LA DANSE DE MORT

Article publié dans la Lettre n° 269


LA DANSE DE MORT de August Strindberg. Mise en scène Hans Peter Cloos avec Charlotte Rampling, Bernard Verley, Didier Sandre, Ophélia Kolb, Matthias Bensa.
Les noces d’argent ne représentent pas pour Alice et Edgar ce qu’elles signifient pour la majorité des couples, l’anniversaire de vingt-cinq années de vie commune, en principe harmonieuses. Pour eux, c’est l’automne « dehors comme dedans ». Ils ne se supportent plus et vivent reclus, ne fréquentant plus personne : il a fait le vide autour d’elle comme elle a fait le vide autour de lui. Ils ne sont plus invités, pas même au dîner que donne le médecin ce soir, et dont l’ambiance festive, renvoyée par la musique, parvient jusqu’à eux. Dans ce huis-clos électrique, chacun ressasse. Elle, ancienne actrice, regrette d’avoir arrêté le théâtre. Elle serait célèbre si elle n’avait pas épousé Edgar. Lui, capitaine d’artillerie, auteur d’un ouvrage éprouvé sur le maniement des armes dont plus aucune école ne se sert, a échoué là, sur cette île battue par les vents. Il maudit Kurt, son ami et cousin d’Alice, de lui avoir présenté cette femme au caractère infernal qui est devenue la sienne. Le voici d’ailleurs, le traître. Engagé sur l’île comme inspecteur de quarantaine et invité à la soirée du médecin, il passe les saluer. Ils ne l’ont pas revu depuis quinze ans. Kurt a disparu après avoir divorcé. Il est parti pour d’autres horizons. Il revient, dit-on, fortune faite. Dès son arrivée, Kurt se sent mal à l’aise. Pour lui, dans cette maison, la haine est palpable. « C’est un mélange d’amour et de haine, et ça vient de l’enfer ». Même les enfants que le couple montait l'un contre l'autre, ont déserté. Peu à peu le passé ressurgit. Alice apprend à Kurt que c’est grâce à Edgar que sa femme a su manœuvrer afin d’obtenir du tribunal l’autorité parentale. Kurt ne sait plus que faire. Il voudrait haïr cet homme et fuir cette femme dont il est encore amoureux. Quelque temps plus tard, c’est l’été. Kurt s’est installé avec son fils Allan dans une belle maison. Judith, la fille d’Alice et d’Edgar joue avec le cœur d’Allan tandis qu’Edgar joue avec la fortune de Kurt…

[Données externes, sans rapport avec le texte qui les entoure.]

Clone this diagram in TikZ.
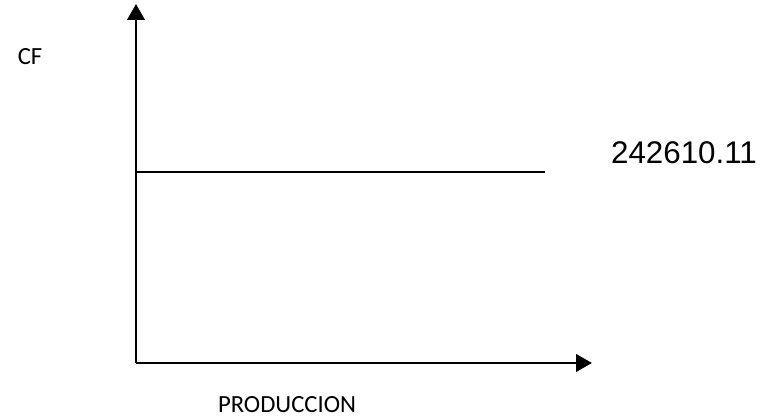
\documentclass[tikz,border=0pt]{standalone}
\usepackage{fontspec}
\setmainfont{Carlito}
\newfontfamily\arialfont{Liberation Sans}
\usetikzlibrary{arrows.meta}
\tikzset{
  axis/.style={line width=2.2pt, -{Triangle[length=12pt,width=13pt]}},
  cfline/.style={line width=1.3pt},
  lbl/.style={inner sep=0pt, font=\fontsize{18.5pt}{22pt}\selectfont},
  val/.style={inner sep=0pt, font=\arialfont\fontsize{23.5pt}{28pt}\selectfont}
}
\begin{document}
\begin{tikzpicture}[x=0.75pt,y=-0.75pt]
\useasboundingbox (0,0) rectangle (760,420);
\coordinate (O) at (136,363);
\coordinate (Ytip) at (136,4);
\coordinate (Xtip) at (592,363);
\coordinate (L0) at (136,172);
\coordinate (L1) at (545,172);
\draw[axis] (O) -- (Ytip);
\draw[axis] (O) -- (Xtip);
\draw[cfline] (L0) -- (L1);
\node[lbl] (cf) at (30,57) {CF};
\node[lbl] (prod) at (287,405) {PRODUCCION};
\node[val] (v) at (684,153) {242610.11};
\end{tikzpicture}
\end{document}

Trois mariages et trois divorces ont sûrement été pour August Strindberg la meilleure école qui soit pour apprendre les aléas de la vie de couple, ses attentes déçues, ses rancoeurs, ses déchirements. La Danse de mort, écrite en 1900, fut accueillie par la presse suédoise comme « une grotesque sabotière, lente et fastidieuse, dénuée d’émotion ». C’est pourtant elle qui révéla son auteur au public français qui appréciera chez lui la modernité et la liberté de ton. Il y a chez Alice et Edgar la même puissance destructrice des mots que chez Martha et George, héros d’Eward Albee. Si l’œuvre dépeint avec hargne leurs relations, elle dresse aussi un portrait au vitriol des rapports sociaux. Hans Peter Cloos, spécialiste du genre, on se souvient entre autres de sa mise en scène de la pièce d’Antoine Rault le Caïman (Lettre 250), a choisi de représenter la pièce dans sa version intégrale qui inclut les enfants, ce qui confère l’angoissante répétition chez eux des mêmes affres que leurs parents. Il exploite avec efficacité les tensions des scènes qui se succèdent à un rythme soutenu, la haine, le désespoir, la solitude mais aussi la soif d’amour inassouvie des personnages. Bernard Verley est un Edgar étourdissant, remplissant la scène de sa présence dévastatrice et cruelle. Le rôle d’Alice sied comme un gant à Charlotte Rampling qui mêle savamment la rouerie, la force et la vulnérabilité de son personnage, tandis que Didier Sandre joue avec subtilité un Kurt vaincu par l’acharnement destructeur dont il est victime. Face à eux, Ophélia Kolb et Matthias Bensa leur renvoient avec spontanéité leur jeu amoureux, clin d’œil de la jeunesse face à trois personnages au soir de leur vie, tous éclaboussés par le tourbillon ravageur de cette danse de mort. Théâtre de la Madeleine 8e.